Short problem
Only the number is wanted: count the lines that include the word "this".

Provided entries
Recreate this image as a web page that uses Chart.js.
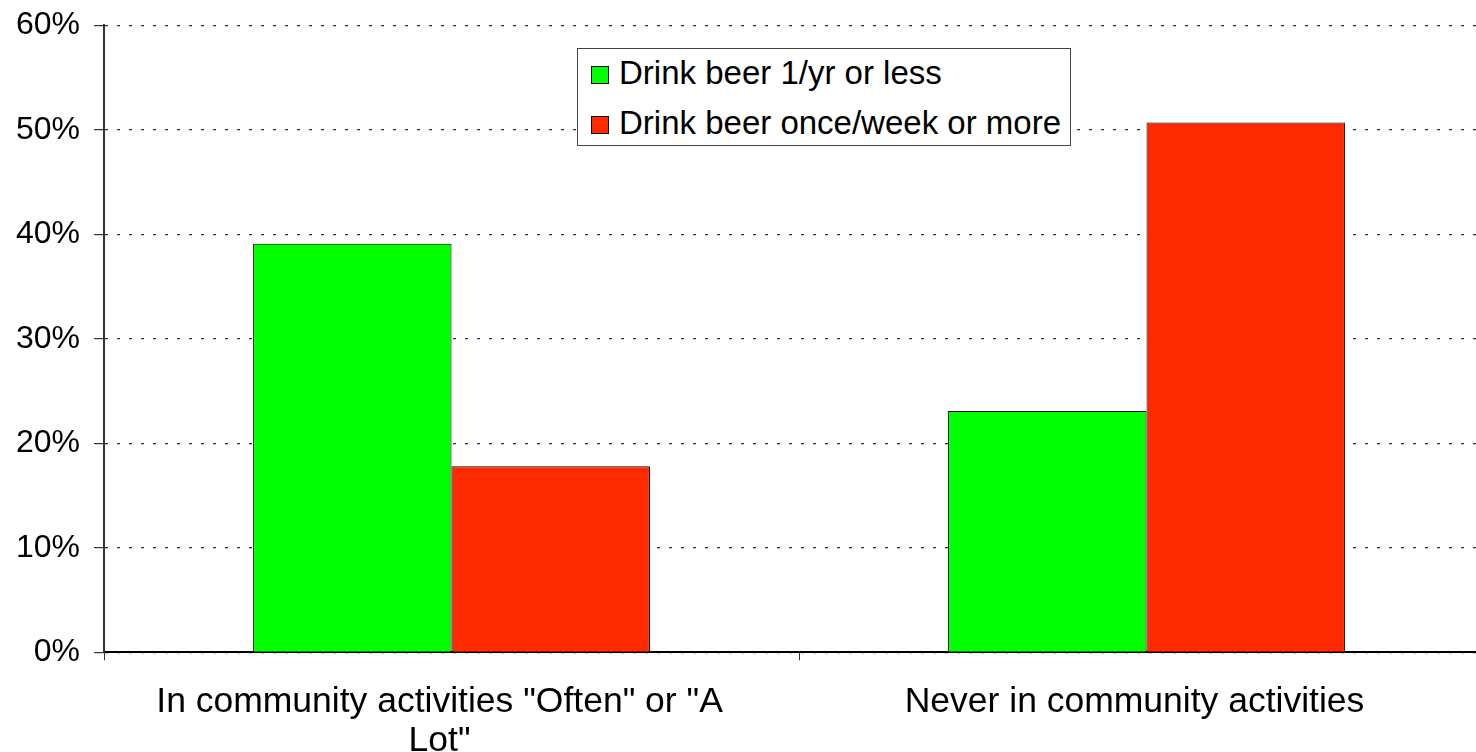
<!DOCTYPE html>
<html>
<head>
<meta charset="utf-8">
<script src="https://cdn.jsdelivr.net/npm/chart.js@4.4.0/dist/chart.umd.min.js"></script>
<style>
  html, body { margin: 0; padding: 0; background: #fff; overflow: hidden; }
  #wrap { position: relative; width: 1476px; height: 752px; overflow: hidden; }
  #c { position: absolute; left: 0; top: -8px; }
  #legend {
    position: absolute; left: 577px; top: 48px; width: 492px; height: 96px;
    border: 1px solid #444; background: #fff;
    font-family: "Liberation Sans", Arial, sans-serif; font-size: 33px; color: #000;
  }
  #legend div { position: absolute; left: 13px; height: 36px; line-height: 36px; white-space: nowrap; }
  #legend span.sw { display: inline-block; width: 16px; height: 16px; border: 1px solid #000; margin-right: 10px; vertical-align: 0px; }
</style>
</head>
<body>
<div id="wrap">
  <canvas id="c" width="1494" height="791"></canvas>
  <div id="legend"></div>
</div>
<script>
const categories = [['In community activities "Often" or "A', 'Lot"'], 'Never in community activities'];
const seriesNames = ['Drink beer 1/yr or less', 'Drink beer once/week or more'];
// values per category: [often/a lot, never]
const lowDrinkers = [39.1, 23.1];
const weeklyDrinkers = [17.8, 50.7];
const seriesColors = ['#00ff00', '#ff2a00'];

const legend = document.getElementById('legend');
seriesNames.forEach((name, i) => {
  const row = document.createElement('div');
  row.style.top = (6 + i * 50) + 'px';
  row.innerHTML = '<span class="sw" style="background:' + seriesColors[i] + '"></span>';
  row.appendChild(document.createTextNode(name));
  legend.appendChild(row);
});

const font = { family: '"Liberation Sans", Arial, sans-serif' };

new Chart(document.getElementById('c'), {
  type: 'bar',
  data: {
    labels: categories,
    datasets: [
      { label: seriesNames[0], data: lowDrinkers, backgroundColor: seriesColors[0], borderColor: '#000', borderWidth: 1 },
      { label: seriesNames[1], data: weeklyDrinkers, backgroundColor: seriesColors[1], borderColor: '#000', borderWidth: 1 }
    ]
  },
  options: {
    responsive: false,
    animation: false,
    layout: { padding: { left: 2, top: 0, right: 0, bottom: 0 } },
    datasets: { bar: { categoryPercentage: 0.571, barPercentage: 1.0 } },
    plugins: { legend: { display: false }, tooltip: { enabled: false } },
    scales: {
      x: {
        offset: true,
        grid: { offset: true, drawOnChartArea: false, tickLength: 8, color: '#333' },
        border: { color: '#000', width: 2 },
        ticks: { color: '#000', font: { ...font, size: 35.5, lineHeight: 1.08 }, padding: 23, labelOffset: -12, maxRotation: 0 }
      },
      y: {
        min: 0, max: 60,
        ticks: { stepSize: 10, color: '#000', font: { ...font, size: 32 }, padding: 14, callback: v => v + '%' },
        grid: { color: '#333', tickLength: 10, lineWidth: 1.2 },
        border: { color: '#333', width: 2, dash: [3, 9] }
      }
    }
  }
});
</script>
</body>
</html>
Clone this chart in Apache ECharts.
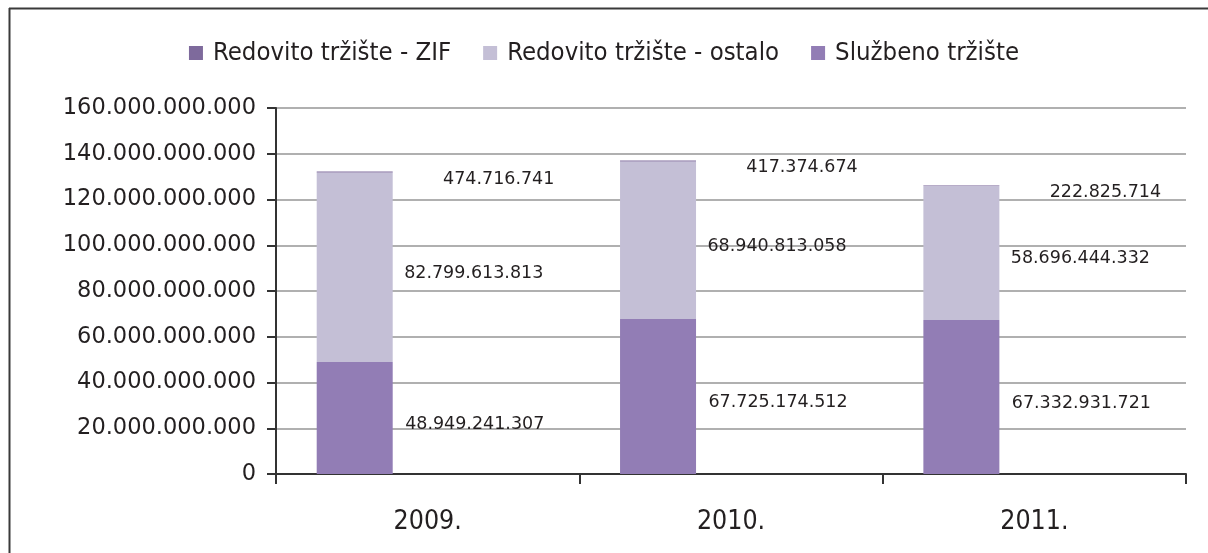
<!DOCTYPE html>
<html>
<head>
<meta charset="utf-8">
<script src="https://cdn.jsdelivr.net/npm/echarts@6/dist/echarts.min.js"></script>
<style>
html,body{margin:0;padding:0;background:#fff;}
#c{width:1208px;height:553px;}
</style>
</head>
<body>
<div id="c"></div>
<script>
var categories = ['2009.', '2010.', '2011.'];
var sluzbeno = [48949241307, 67725174512, 67332931721];
var ostalo = [82799613813, 68940813058, 58696444332];
var zif = [474716741, 417374674, 222825714];
var seriesNames = ['Redovito tržište - ZIF', 'Redovito tržište - ostalo', 'Službeno tržište'];

function fmt(v) {
  return String(Math.round(v)).replace(/\B(?=(\d{3})+(?!\d))/g, '.');
}

var narrow = "'DejaVu Sans Condensed', 'Liberation Sans Narrow', 'Roboto', sans-serif";
var labelFont = "'DejaVu Sans', Verdana, sans-serif";

function stackSeries(name, data, color, offX, offY) {
  return {
    name: name,
    type: 'bar',
    stack: 'total',
    data: data,
    barWidth: 76,
    barGap: '92%',
    itemStyle: { color: color },
    label: {
      show: true,
      position: 'inside',
      offset: [offX, offY],
      color: '#231F20',
      fontFamily: labelFont,
      fontSize: 17.5,
      formatter: function (p) { return fmt(p.value); }
    }
  };
}

var chart = echarts.init(document.getElementById('c'), null, { renderer: 'canvas' });
chart.setOption({
  animation: false,
  backgroundColor: '#fff',
  graphic: [
    { type: 'line', shape: { x1: 9, y1: 8.5, x2: 1208, y2: 8.5 }, style: { stroke: '#3a3a3a', lineWidth: 2 } },
    { type: 'line', shape: { x1: 9.5, y1: 8, x2: 9.5, y2: 553 }, style: { stroke: '#3a3a3a', lineWidth: 2 } }
  ],
  legend: {
    data: seriesNames,
    top: 35,
    left: 'center',
    itemWidth: 14,
    itemHeight: 14,
    itemGap: 32,
    icon: 'rect',
    textStyle: { fontFamily: narrow, fontSize: 25.5, color: '#231F20', padding: [0, 0, 0, 5] }
  },
  grid: { left: 276, right: 22, top: 108, bottom: 79, containLabel: false },
  xAxis: {
    type: 'category',
    data: categories,
    axisLine: { lineStyle: { color: '#333', width: 2 } },
    axisTick: { show: true, length: 10, lineStyle: { color: '#333', width: 2 } },
    axisLabel: { margin: 35, fontFamily: narrow, fontSize: 26.5, color: '#231F20' }
  },
  yAxis: {
    type: 'value',
    min: 0,
    max: 160000000000,
    interval: 20000000000,
    axisLine: { show: true, lineStyle: { color: '#333', width: 2 } },
    axisTick: { show: true, length: 9, lineStyle: { color: '#333', width: 2 } },
    splitLine: { show: true, lineStyle: { color: '#B0B0B0', width: 2 } },
    axisLabel: { margin: 20, fontFamily: labelFont, fontSize: 22.5, color: '#231F20', formatter: fmt }
  },
  series: [
    stackSeries(seriesNames[2], sluzbeno, '#927DB5', 120, 6),
    stackSeries(seriesNames[1], ostalo, '#C4BFD6', 119, 6),
    stackSeries(seriesNames[0], zif, '#7E6A9C', 144, 7),
    {
      name: 'spacer',
      type: 'bar',
      stack: 'spacer',
      data: [0, 0, 0],
      barWidth: 76,
      barGap: '92%',
      silent: true,
      itemStyle: { color: 'rgba(0,0,0,0)' },
      label: { show: false }
    }
  ]
});
</script>
</body>
</html>
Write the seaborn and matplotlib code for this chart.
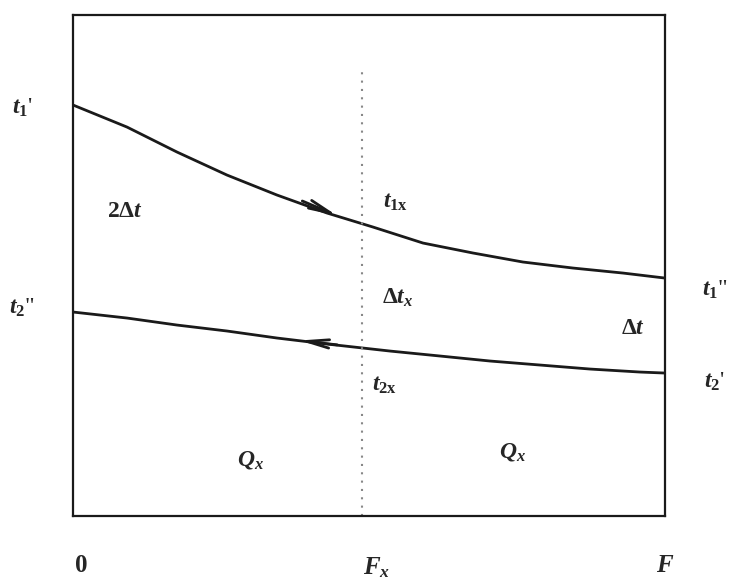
import numpy as np
import pandas as pd
import matplotlib
matplotlib.use('Agg')
import matplotlib.pyplot as plt
import matplotlib.transforms as mtransforms
import seaborn as sns

# Curve points (x as fraction of F, y as fraction of box height)
hot_x = [0.0, 0.0912, 0.1757, 0.2601, 0.3446, 0.4291, 0.5068, 0.5912, 0.6757, 0.7601, 0.8446, 0.9291, 1.0]
hot_y = [0.8204, 0.7764, 0.7265, 0.6806, 0.6407, 0.6048, 0.5768, 0.5449, 0.5250, 0.5070, 0.4950, 0.4850, 0.4750]
cold_x = [0.0, 0.0912, 0.1757, 0.2601, 0.3446, 0.4291, 0.5355, 0.6199, 0.7044, 0.7889, 0.8733, 0.9578, 1.0]
cold_y = [0.4072, 0.3952, 0.3812, 0.3693, 0.3553, 0.3433, 0.3293, 0.3194, 0.3094, 0.3014, 0.2934, 0.2874, 0.2854]
fx = 0.488
tick_pos = [0.0, fx, 1.0]
tick_labels = ['$\\mathbf{0}$', '$F_x$', '$F$']

sns.set_style('white')
plt.rcParams['font.family'] = ['Liberation Serif', 'DejaVu Serif']
plt.rcParams['mathtext.fontset'] = 'custom'
plt.rcParams['mathtext.it'] = 'Liberation Serif:italic:bold'
plt.rcParams['mathtext.rm'] = 'Liberation Serif:bold'
plt.rcParams['mathtext.bf'] = 'Liberation Serif:bold'

fig = plt.figure(figsize=(7.43, 5.88), dpi=100)
ax = fig.add_axes([0.0983, 0.1224, 0.7967, 0.8520])

df = pd.concat([
    pd.DataFrame({'x': hot_x, 'y': hot_y, 'fluid': 'hot'}),
    pd.DataFrame({'x': cold_x, 'y': cold_y, 'fluid': 'cold'}),
])
sns.lineplot(data=df, x='x', y='y', units='fluid', estimator=None, sort=False,
             color='#1a1a1a', linewidth=2.0, ax=ax, legend=False)

ax.plot([fx, fx], [0, 0.896], linestyle=(0, (1, 3)), color='#888888', linewidth=1.5)

# flow arrows
arrow = dict(arrowstyle='->,head_length=1.6,head_width=0.3', color='#1a1a1a', lw=2)
ax.annotate('', xy=(0.451, 0.597), xytext=(0.383, 0.631), arrowprops=arrow)
ax.annotate('', xy=(0.378, 0.351), xytext=(0.451, 0.341), arrowprops=arrow)

ax.set_xlim(0, 1)
ax.set_ylim(0, 1)
ax.set_xlabel('')
ax.set_ylabel('')
ax.set_yticks([])
ax.set_xticks(tick_pos)
ax.set_xticklabels(tick_labels, fontsize=18)
ax.tick_params(axis='x', length=0, pad=28)
for lab, dx in zip(ax.get_xticklabels(), [8, 15, 0]):
    lab.set_transform(lab.get_transform() + mtransforms.ScaledTranslation(dx / 100, 0, fig.dpi_scale_trans))
for s in ax.spines.values():
    s.set_linewidth(1.6)
    s.set_color('#1a1a1a')

fs = 17
txt = dict(fontsize=fs, ha='center', va='center', clip_on=False)
ax.text(-0.086, 0.814, "$t_1$'", **txt)
ax.text(-0.086, 0.415, "$t_2$\"", **txt)
ax.text(1.084, 0.451, "$t_1$\"", **txt)
ax.text(1.084, 0.267, "$t_2$'", **txt)
ax.text(0.088, 0.607, r"$\mathbf{2}\Delta t$", **txt)
ax.text(0.544, 0.627, r"$t_{1\mathrm{x}}$", **txt)
ax.text(0.549, 0.435, r"$\Delta t_x$", **txt)
ax.text(0.527, 0.261, r"$t_{2\mathrm{x}}$", **txt)
ax.text(0.946, 0.375, r"$\Delta t$", **txt)
ax.text(0.299, 0.112, r"$Q_x$", **txt)
ax.text(0.743, 0.128, r"$Q_x$", **txt)

fig.savefig('out.png', dpi=100)
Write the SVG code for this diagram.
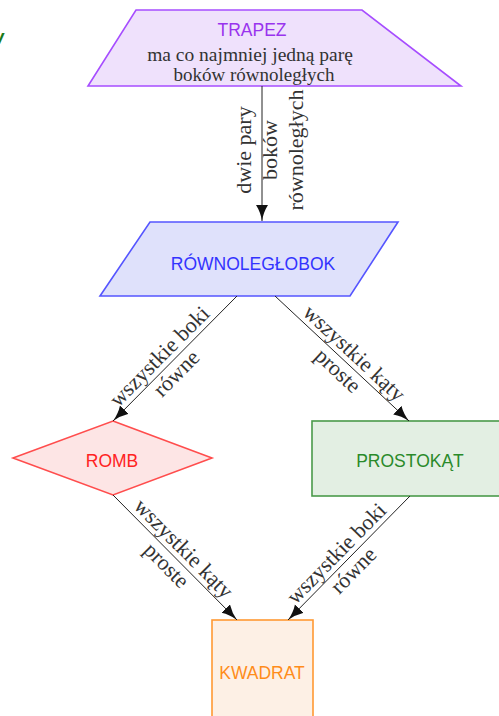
<svg xmlns="http://www.w3.org/2000/svg" width="499" height="716" viewBox="0 0 499 716">
  <defs>
    <marker id="arr" markerUnits="userSpaceOnUse" markerWidth="18" markerHeight="14" refX="16" refY="6" orient="auto">
      <path d="M0,0 Q7,4.5 16,6 Q7,7.5 0,12 Z" fill="#111"/>
    </marker>
    <style>
      .lbl { font-family: "Liberation Sans", Arial, sans-serif; font-size: 17.5px; text-anchor: middle; }
      .ser { font-family: "Liberation Serif", "Times New Roman", serif; fill: #333; text-anchor: middle; }
      .el { font-size: 22px; }
      .edge { stroke: #222; stroke-width: 1; fill: none; marker-end: url(#arr); }
      .node { stroke-width: 1.6; }
    </style>
  </defs>
  <rect width="499" height="716" fill="#fff"/>
  <text x="-12" y="44" fill="#1a7a1a" font-family="Liberation Sans, sans-serif" font-weight="bold" font-style="italic" font-size="20">w</text>

  <g id="trapez">
    <polygon class="node" points="136,10 362,10 461,86 88,86" fill="#efe1fc" stroke="#a64dff"/>
    <text class="lbl" x="252" y="36" fill="#9933ee">TRAPEZ</text>
    <text class="ser" x="250" y="61" font-size="19.5px">ma co najmniej jedną parę</text>
    <text class="ser" x="254" y="81" font-size="19px">boków równoległych</text>
  </g>

  <g id="rownoleglobok">
    <polygon class="node" points="150,222 398,222 350,296 100,296" fill="#dfe1fb" stroke="#5555ff"/>
    <text class="lbl" x="253" y="270" fill="#3333ff">RÓWNOLEGŁOBOK</text>
  </g>

  <g id="romb">
    <polygon class="node" points="113,421 212,458 113,495 13,458" fill="#fde5e5" stroke="#ff4d4d"/>
    <text class="lbl" x="112" y="467" fill="#ff2222">ROMB</text>
  </g>

  <g id="prostokat">
    <rect class="node" x="312" y="421" width="196" height="75" fill="#e3efe3" stroke="#4a9a4a"/>
    <text class="lbl" x="410" y="467" fill="#2a8a2a">PROSTOKĄT</text>
  </g>

  <g id="kwadrat">
    <rect class="node" x="212" y="620" width="101" height="110" fill="#fdf0e5" stroke="#ff9933"/>
    <text class="lbl" x="262" y="679" fill="#ff8c1a">KWADRAT</text>
  </g>

  <g id="connectors">
    <line class="edge" x1="262" y1="86" x2="262" y2="221"/>
    <line class="edge" x1="237" y1="296" x2="113" y2="421"/>
    <line class="edge" x1="275" y1="296" x2="409" y2="421"/>
    <line class="edge" x1="113" y1="495" x2="237" y2="620"/>
    <line class="edge" x1="410" y1="496" x2="288" y2="620"/>

    <g transform="translate(262,150) rotate(-90)">
      <text class="ser el" x="0" y="-11">dwie pary</text>
      <text class="ser el" x="0" y="15">boków</text>
      <text class="ser el" x="0" y="41">równoległych</text>
    </g>
    <g transform="translate(168,365) rotate(-45.2)">
      <text class="ser el" x="0" y="-5">wszystkie boki</text>
      <text class="ser el" x="0" y="19">równe</text>
    </g>
    <g transform="translate(346,362) rotate(43)">
      <text class="ser el" x="0" y="-5">wszystkie kąty</text>
      <text class="ser el" x="0" y="19">proste</text>
    </g>
    <g transform="translate(175,557) rotate(45.2)">
      <text class="ser el" x="0" y="-5">wszystkie kąty</text>
      <text class="ser el" x="0" y="19">proste</text>
    </g>
    <g transform="translate(345,562) rotate(-45.5)">
      <text class="ser el" x="0" y="-5">wszystkie boki</text>
      <text class="ser el" x="0" y="19">równe</text>
    </g>
  </g>
</svg>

Response to the task
4